→ THE REQUEST
Print all of the data exactly.

→ RECORDED DATA
-- -- --

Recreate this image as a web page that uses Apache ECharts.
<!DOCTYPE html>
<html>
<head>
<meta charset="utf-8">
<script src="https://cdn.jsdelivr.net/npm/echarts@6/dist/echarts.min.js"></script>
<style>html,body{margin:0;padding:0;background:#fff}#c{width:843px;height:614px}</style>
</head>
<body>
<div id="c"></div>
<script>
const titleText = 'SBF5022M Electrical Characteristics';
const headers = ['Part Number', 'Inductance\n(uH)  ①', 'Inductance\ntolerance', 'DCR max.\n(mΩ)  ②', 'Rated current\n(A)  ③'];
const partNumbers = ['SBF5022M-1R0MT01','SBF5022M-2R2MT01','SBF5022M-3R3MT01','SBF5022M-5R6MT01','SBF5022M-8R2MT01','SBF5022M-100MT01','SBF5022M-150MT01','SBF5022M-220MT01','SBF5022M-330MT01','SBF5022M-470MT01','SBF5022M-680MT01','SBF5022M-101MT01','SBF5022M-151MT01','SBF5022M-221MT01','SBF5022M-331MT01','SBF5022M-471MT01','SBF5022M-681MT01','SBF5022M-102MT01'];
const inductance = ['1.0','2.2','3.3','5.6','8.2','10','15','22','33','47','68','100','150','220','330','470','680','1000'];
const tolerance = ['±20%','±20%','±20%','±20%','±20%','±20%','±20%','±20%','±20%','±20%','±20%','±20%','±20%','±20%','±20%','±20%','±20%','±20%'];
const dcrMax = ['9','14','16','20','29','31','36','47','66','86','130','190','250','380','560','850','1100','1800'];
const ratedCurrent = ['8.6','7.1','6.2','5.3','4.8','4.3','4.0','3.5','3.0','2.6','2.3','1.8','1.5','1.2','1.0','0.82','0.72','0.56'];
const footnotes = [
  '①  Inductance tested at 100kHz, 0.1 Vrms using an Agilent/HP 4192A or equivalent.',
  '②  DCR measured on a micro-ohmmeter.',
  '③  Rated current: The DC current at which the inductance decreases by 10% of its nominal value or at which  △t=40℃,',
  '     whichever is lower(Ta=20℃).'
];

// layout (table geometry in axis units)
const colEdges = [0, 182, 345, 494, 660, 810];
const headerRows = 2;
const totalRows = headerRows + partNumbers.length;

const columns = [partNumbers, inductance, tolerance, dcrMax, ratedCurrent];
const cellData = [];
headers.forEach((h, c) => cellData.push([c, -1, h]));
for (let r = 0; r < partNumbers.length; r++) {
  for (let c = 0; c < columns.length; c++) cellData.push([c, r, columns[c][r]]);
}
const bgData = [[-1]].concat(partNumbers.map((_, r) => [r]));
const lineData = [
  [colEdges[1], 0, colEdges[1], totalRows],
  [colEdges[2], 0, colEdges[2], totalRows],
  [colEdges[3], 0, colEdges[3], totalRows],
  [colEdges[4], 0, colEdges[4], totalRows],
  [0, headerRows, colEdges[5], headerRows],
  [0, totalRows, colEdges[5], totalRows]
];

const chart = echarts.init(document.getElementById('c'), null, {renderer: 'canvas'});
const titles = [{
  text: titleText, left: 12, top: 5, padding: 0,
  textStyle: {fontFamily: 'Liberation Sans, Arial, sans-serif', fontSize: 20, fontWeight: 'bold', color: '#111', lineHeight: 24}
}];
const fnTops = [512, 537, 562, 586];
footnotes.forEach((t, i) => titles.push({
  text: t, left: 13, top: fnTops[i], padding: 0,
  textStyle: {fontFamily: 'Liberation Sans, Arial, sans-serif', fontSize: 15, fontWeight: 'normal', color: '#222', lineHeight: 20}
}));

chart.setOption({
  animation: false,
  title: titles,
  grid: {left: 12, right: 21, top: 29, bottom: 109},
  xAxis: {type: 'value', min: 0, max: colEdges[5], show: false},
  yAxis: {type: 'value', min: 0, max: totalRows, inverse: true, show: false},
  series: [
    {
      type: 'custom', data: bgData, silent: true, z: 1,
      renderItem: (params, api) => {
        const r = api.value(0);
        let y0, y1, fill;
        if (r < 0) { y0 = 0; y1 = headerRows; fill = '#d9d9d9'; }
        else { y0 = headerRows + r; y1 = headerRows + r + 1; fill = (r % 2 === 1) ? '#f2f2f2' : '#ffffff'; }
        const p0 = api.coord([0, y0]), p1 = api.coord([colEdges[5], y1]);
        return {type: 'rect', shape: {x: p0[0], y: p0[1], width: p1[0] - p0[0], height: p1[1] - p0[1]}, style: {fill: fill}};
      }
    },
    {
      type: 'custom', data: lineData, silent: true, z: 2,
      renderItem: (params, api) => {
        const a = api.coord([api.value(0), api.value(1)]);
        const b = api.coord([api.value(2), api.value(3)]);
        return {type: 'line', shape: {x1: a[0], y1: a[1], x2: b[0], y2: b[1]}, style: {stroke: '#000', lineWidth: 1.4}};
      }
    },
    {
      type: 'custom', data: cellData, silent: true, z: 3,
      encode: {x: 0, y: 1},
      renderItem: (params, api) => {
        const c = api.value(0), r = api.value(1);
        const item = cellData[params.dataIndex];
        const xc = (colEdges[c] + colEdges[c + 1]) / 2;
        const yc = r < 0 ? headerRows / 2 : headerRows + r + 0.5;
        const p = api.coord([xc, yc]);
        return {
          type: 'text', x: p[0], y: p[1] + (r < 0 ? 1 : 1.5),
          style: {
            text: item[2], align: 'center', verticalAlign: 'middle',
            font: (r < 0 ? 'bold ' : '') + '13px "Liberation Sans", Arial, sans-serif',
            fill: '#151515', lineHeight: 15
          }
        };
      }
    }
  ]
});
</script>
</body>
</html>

-- -- --

→ FULL SOLUTION
Recreate this image as a web page that uses Apache ECharts.
<!DOCTYPE html>
<html>
<head>
<meta charset="utf-8">
<script src="https://cdn.jsdelivr.net/npm/echarts@6/dist/echarts.min.js"></script>
<style>html,body{margin:0;padding:0;background:#fff}#c{width:843px;height:614px}</style>
</head>
<body>
<div id="c"></div>
<script>
const titleText = 'SBF5022M Electrical Characteristics';
const headers = ['Part Number', 'Inductance\n(uH)  ①', 'Inductance\ntolerance', 'DCR max.\n(mΩ)  ②', 'Rated current\n(A)  ③'];
const partNumbers = ['SBF5022M-1R0MT01','SBF5022M-2R2MT01','SBF5022M-3R3MT01','SBF5022M-5R6MT01','SBF5022M-8R2MT01','SBF5022M-100MT01','SBF5022M-150MT01','SBF5022M-220MT01','SBF5022M-330MT01','SBF5022M-470MT01','SBF5022M-680MT01','SBF5022M-101MT01','SBF5022M-151MT01','SBF5022M-221MT01','SBF5022M-331MT01','SBF5022M-471MT01','SBF5022M-681MT01','SBF5022M-102MT01'];
const inductance = ['1.0','2.2','3.3','5.6','8.2','10','15','22','33','47','68','100','150','220','330','470','680','1000'];
const tolerance = ['±20%','±20%','±20%','±20%','±20%','±20%','±20%','±20%','±20%','±20%','±20%','±20%','±20%','±20%','±20%','±20%','±20%','±20%'];
const dcrMax = ['9','14','16','20','29','31','36','47','66','86','130','190','250','380','560','850','1100','1800'];
const ratedCurrent = ['8.6','7.1','6.2','5.3','4.8','4.3','4.0','3.5','3.0','2.6','2.3','1.8','1.5','1.2','1.0','0.82','0.72','0.56'];
const footnotes = [
  '①  Inductance tested at 100kHz, 0.1 Vrms using an Agilent/HP 4192A or equivalent.',
  '②  DCR measured on a micro-ohmmeter.',
  '③  Rated current: The DC current at which the inductance decreases by 10% of its nominal value or at which  △t=40℃,',
  '     whichever is lower(Ta=20℃).'
];

// layout (table geometry in axis units)
const colEdges = [0, 182, 345, 494, 660, 810];
const headerRows = 2;
const totalRows = headerRows + partNumbers.length;

const columns = [partNumbers, inductance, tolerance, dcrMax, ratedCurrent];
const cellData = [];
headers.forEach((h, c) => cellData.push([c, -1, h]));
for (let r = 0; r < partNumbers.length; r++) {
  for (let c = 0; c < columns.length; c++) cellData.push([c, r, columns[c][r]]);
}
const bgData = [[-1]].concat(partNumbers.map((_, r) => [r]));
const lineData = [
  [colEdges[1], 0, colEdges[1], totalRows],
  [colEdges[2], 0, colEdges[2], totalRows],
  [colEdges[3], 0, colEdges[3], totalRows],
  [colEdges[4], 0, colEdges[4], totalRows],
  [0, headerRows, colEdges[5], headerRows],
  [0, totalRows, colEdges[5], totalRows]
];

const chart = echarts.init(document.getElementById('c'), null, {renderer: 'canvas'});
const titles = [{
  text: titleText, left: 12, top: 5, padding: 0,
  textStyle: {fontFamily: 'Liberation Sans, Arial, sans-serif', fontSize: 20, fontWeight: 'bold', color: '#111', lineHeight: 24}
}];
const fnTops = [512, 537, 562, 586];
footnotes.forEach((t, i) => titles.push({
  text: t, left: 13, top: fnTops[i], padding: 0,
  textStyle: {fontFamily: 'Liberation Sans, Arial, sans-serif', fontSize: 15, fontWeight: 'normal', color: '#222', lineHeight: 20}
}));

chart.setOption({
  animation: false,
  title: titles,
  grid: {left: 12, right: 21, top: 29, bottom: 109},
  xAxis: {type: 'value', min: 0, max: colEdges[5], show: false},
  yAxis: {type: 'value', min: 0, max: totalRows, inverse: true, show: false},
  series: [
    {
      type: 'custom', data: bgData, silent: true, z: 1,
      renderItem: (params, api) => {
        const r = api.value(0);
        let y0, y1, fill;
        if (r < 0) { y0 = 0; y1 = headerRows; fill = '#d9d9d9'; }
        else { y0 = headerRows + r; y1 = headerRows + r + 1; fill = (r % 2 === 1) ? '#f2f2f2' : '#ffffff'; }
        const p0 = api.coord([0, y0]), p1 = api.coord([colEdges[5], y1]);
        return {type: 'rect', shape: {x: p0[0], y: p0[1], width: p1[0] - p0[0], height: p1[1] - p0[1]}, style: {fill: fill}};
      }
    },
    {
      type: 'custom', data: lineData, silent: true, z: 2,
      renderItem: (params, api) => {
        const a = api.coord([api.value(0), api.value(1)]);
        const b = api.coord([api.value(2), api.value(3)]);
        return {type: 'line', shape: {x1: a[0], y1: a[1], x2: b[0], y2: b[1]}, style: {stroke: '#000', lineWidth: 1.4}};
      }
    },
    {
      type: 'custom', data: cellData, silent: true, z: 3,
      encode: {x: 0, y: 1},
      renderItem: (params, api) => {
        const c = api.value(0), r = api.value(1);
        const item = cellData[params.dataIndex];
        const xc = (colEdges[c] + colEdges[c + 1]) / 2;
        const yc = r < 0 ? headerRows / 2 : headerRows + r + 0.5;
        const p = api.coord([xc, yc]);
        return {
          type: 'text', x: p[0], y: p[1] + (r < 0 ? 1 : 1.5),
          style: {
            text: item[2], align: 'center', verticalAlign: 'middle',
            font: (r < 0 ? 'bold ' : '') + '13px "Liberation Sans", Arial, sans-serif',
            fill: '#151515', lineHeight: 15
          }
        };
      }
    }
  ]
});
</script>
</body>
</html>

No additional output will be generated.